For very large projects (100+ packages), coverage becomes essential for managing test debt across teams. The cost of running it is amortized over the visibility it provides.

The break-even depends on your team's testing culture more than absolute project size. A 5-package project with weak testing culture benefits from coverage more than a 50-package project where TDD is the norm.

21. Coverage for one-off scripts¶

For a one-off CLI tool or migration script, coverage is rarely worth it:

The tool runs once or a few times.
Failures are caught at run time on real data.
The investment in tests does not amortize.

Don't feel obligated to instrument every Go binary. Coverage is for long-lived systems, not throwaway code.

22. Optimizing coverage in serverless/lambda contexts¶

Go binaries running as AWS Lambda functions or similar serverless contexts have a fast-start requirement. -cover instrumentation adds a few milliseconds of startup overhead (loading the counter arrays and the metadata).

For Lambda-style cold-start-sensitive code, do not deploy -cover-instrumented binaries to production. Run integration tests against -cover-instrumented builds in a staging environment instead.

23. Summary¶

Coverage optimization is mostly about choosing what not to do:

Don't run coverage on benchmarks.
Don't use atomic mode without reason.
Don't widen -coverpkg unnecessarily.
Don't run HTML rendering in CI.
Don't run full coverage on every PR if a subset suffices.

When you do run coverage, run it on the biggest scope that fits your latency budget. Use set mode by default. Cache $GOCACHE. Skip generated code. Avoid running benchmarks under coverage. These are the high-leverage moves.

For most teams the right answer is: run coverage on every PR for unit tests, nightly for integration tests, and never for benchmarks. Most of the optimization opportunities are at the integration tier, where the runs are long enough to matter.

24. A pragmatic optimization checklist¶

When coverage runs feel slow:

Profile the CI step.
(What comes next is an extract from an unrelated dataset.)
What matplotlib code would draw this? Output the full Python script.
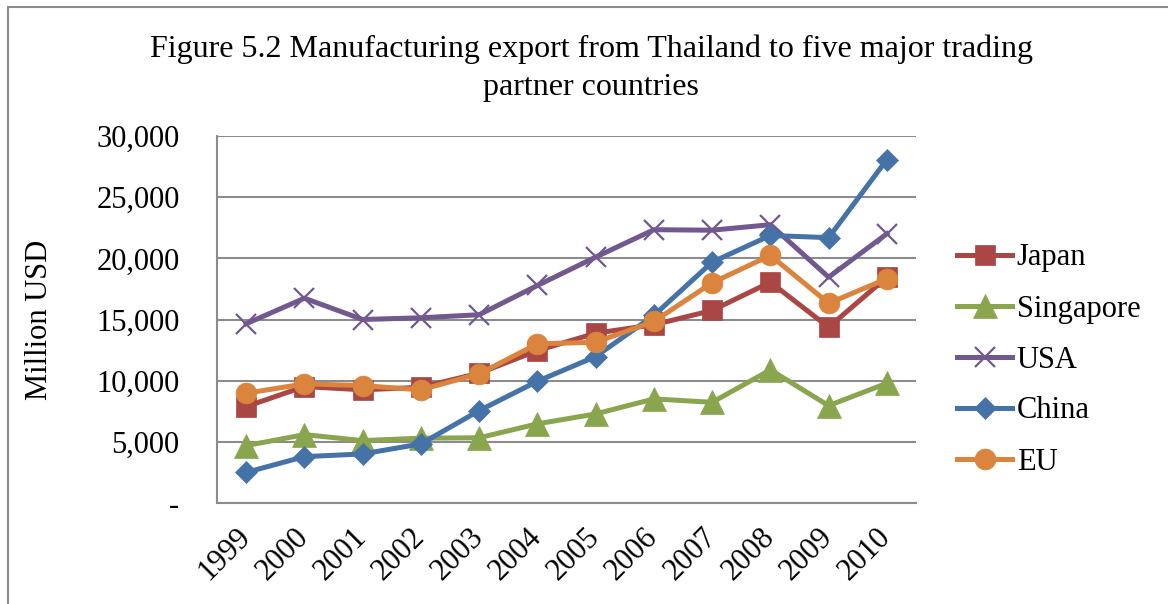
import numpy as np
import matplotlib
matplotlib.use('Agg')
import matplotlib.pyplot as plt
import matplotlib.patches as patches
import matplotlib.transforms as mtransforms
from matplotlib.ticker import FuncFormatter

plt.rcParams['font.family'] = ['Liberation Serif', 'DejaVu Serif']

years = ['1999', '2000', '2001', '2002', '2003', '2004',
         '2005', '2006', '2007', '2008', '2009', '2010']

japan = [7880, 9520, 9250, 9460, 10610, 12460, 13880, 14570, 15740, 18050, 14370, 18460]
singapore = [4690, 5590, 5100, 5300, 5330, 6470, 7280, 8510, 8230, 10880, 7960, 9790]
usa = [14650, 16740, 15000, 15140, 15390, 17780, 20100, 22340, 22300, 22750, 18460, 22010]
china = [2500, 3790, 4010, 4830, 7550, 9950, 11970, 15330, 19690, 21870, 21690, 28070]
eu = [8970, 9740, 9600, 9250, 10560, 13010, 13140, 14840, 18000, 20240, 16330, 18330]

series_names = ['Japan', 'Singapore', 'USA', 'China', 'EU']
series_vals = [japan, singapore, usa, china, eu]
colors = ['#AA4643', '#89A54E', '#71588F', '#4572A7', '#DB843D']
markers = ['s', '^', 'x', 'D', 'o']
msizes = [14, 17, 15, 11.5, 15]

y_ticks = [0, 5000, 10000, 15000, 20000, 25000, 30000]

fig = plt.figure(figsize=(11.68, 6.04), dpi=100)
ax = fig.add_axes([217 / 1168, 1 - 503 / 604, 699 / 1168, 367 / 604])

x = np.arange(len(years))
for name, vals, c, m, ms in zip(series_names, series_vals, colors, markers, msizes):
    ax.plot(x, vals, color=c, lw=3.6, marker=m, markersize=ms,
            markeredgewidth=1.6 if m == 'x' else 0.5, markeredgecolor=c,
            label=name, clip_on=False)

ax.set_xlim(-0.5, len(years) - 0.5)
ax.set_ylim(0, 30000)
ax.set_yticks(y_ticks)
ax.yaxis.set_major_formatter(FuncFormatter(lambda v, p: '-' if v == 0 else f'{int(v):,}'))
ax.set_xticks(x)
ax.set_xticklabels(years, rotation=45, ha='right', va='top')

ax.tick_params(axis='y', length=0, pad=27, labelsize=22)
ax.tick_params(axis='x', length=0, pad=2, labelsize=22)

# shift year labels (after tick_params, which resets label transforms)
offset = mtransforms.ScaledTranslation(10 / 100, -17 / 100, fig.dpi_scale_trans)
for lbl in ax.get_xticklabels():
    lbl.set_transform(lbl.get_transform() + offset)

ax.grid(axis='y', color='#8C8C8C', lw=1.5)
ax.set_axisbelow(True)
for s in ['top', 'right']:
    ax.spines[s].set_visible(False)
for s in ['left', 'bottom']:
    ax.spines[s].set_color('#8C8C8C')
    ax.spines[s].set_linewidth(1.5)

fig.text(40 / 1168, 1 - 320 / 604, 'Million USD', rotation=90, ha='center', va='center', fontsize=22)
fig.text(591 / 1168, 1 - 34 / 604,
         'Figure 5.2 Manufacturing export from Thailand to five major trading\npartner countries',
         ha='center', va='top', fontsize=23, linespacing=1.42)

leg = fig.legend(loc='center left', bbox_to_anchor=(957 / 1168, 1 - 360 / 604),
                 frameon=False, fontsize=22, handlelength=1.8, handletextpad=0.15,
                 labelspacing=0.72, borderpad=0, borderaxespad=0)

fig.patches.append(patches.Rectangle((8 / 1168, -0.1), 1.2, 1.1 - 7 / 604, fill=False,
                                     edgecolor='#8C8C8C', lw=1.5, transform=fig.transFigure))

fig.savefig('out.png', dpi=100)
Where is the time going?
Check if -coverpkg=./... is in use; narrow it.
Check if -race is in use; if not, drop to set mode.
Check if $GOCACHE is persistent across runs.
Check if generated code is in the profile; filter it.
Check if benchmarks are running with -cover; disable.
Check if HTML is being rendered in CI; skip it.
Check if coverage runs on every commit; consider nightly for integration.

Go through this list in order; each step typically reduces runtime measurably.

25. Long-term cost discipline¶

A coverage pipeline that fits today's project size may not fit tomorrow's. Periodically (quarterly) review:

Coverage CI step duration vs. total CI duration.
Coverage profile size vs. artifact storage costs.
Coverage tooling vendor costs (Codecov, Coveralls have usage-based pricing).
Engineer time spent waiting on coverage feedback.

If any of these is trending up faster than the project, take action. Coverage is meant to serve the team, not consume its resources.